Tuesday, March 14, 2006

H2H Avian Flu…Who Knew?

H2H Avian Flu…Who Knew?

‘H2H’ may soon join our lexicon much in the way ‘Y2K’ did at the turn of our last global crisis. If H2H is new to you, it is shorthand for ‘Human to Human’, as in Human to Human transmission of the bird flu. The term H2H is spreading just like the bird flu. In February, the term was searched on Yahoo 471 times; bloggers enter H2H into Technorati’s search engine about eight times a day.

H2H is important because it represents the next big step in the evolution of the H5N1 virus. The question is, when will H5N1 go H2H? The answer is, it already has! With all the hype surrounding bird flu, why don’t more people know about this development? Why aren’t the CDC and WHO telling us?

It turns out that they are, in a muted way. Here’s the alert level posted on WHO’s site:


Note we are in phase 3, “No, or LIMITED H2H transmission”.

From the CDC:

“While H5N1 does not usually infect people, human cases of H5N1 infection associated with these outbreaks have been reported Most of these cases have occurred from direct or close contact with infected poultry or contaminated surfaces; however, a few rare cases of human-to-human spread of H5N1 virus have occurred, though transmission has not continued beyond one person.”

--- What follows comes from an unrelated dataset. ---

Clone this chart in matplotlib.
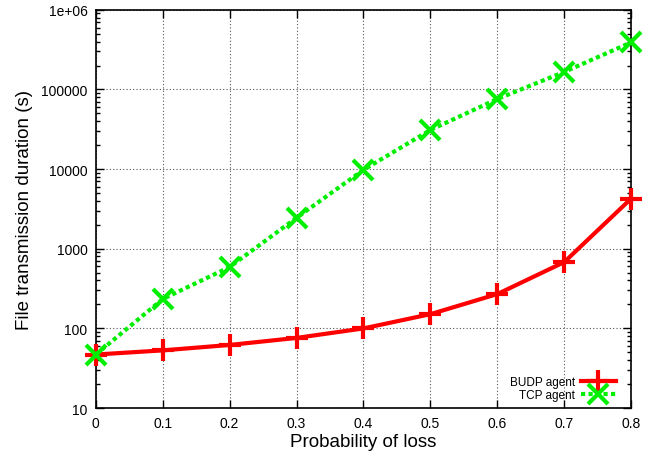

In reality, the medical world has known about H5N1 H2H for awhile. One of medicine’s most prestigious periodicals, The New England Journal of Medicine, featured this study in January of 2005:

Results: The index patient became ill three to four days after her last exposure to dying household chickens. Her mother came from a distant city to care for her in the hospital, had no recognized exposure to poultry, and died from pneumonia after providing 16 to 18 hours of unprotected nursing care. The aunt also provided unprotected nursing care; No additional chains of transmission were identified....
Conclusions: Disease in the mother and aunt probably resulted from person-to-person transmission of this lethal avian influenzavirus during unprotected exposure to the critically ill index patient."

Why aren’t we panicking? The rare cases of documented H2H for H5N1 prove that the chain of transmission is very short. It appears that the virus does not efficiently transfer between humans, leading to the rare H2H infections. As the virus changes, it could acquire the ability to spread easily between humans—or it may not. The only safe prediction is that this virus will change and that the best thing for us to do is to support the researchers who are tracking H5N1.

While there is no cause for panic, there is one fact surrounding H5N1 that is of concern. The most recent great pandemic in 1918 killed upwards of 50 million people worldwide, according to the CDC. Its mortality rate (number of deaths as a percentage of total people who got infected) was under 2.5%.
Today’s H5N1has infected a total of 177 people, killing 98. Its mortality rate is 55%.
Let’s hope that like Y2K, H2H will become a footnote in history, rather than a chapter of global suffering.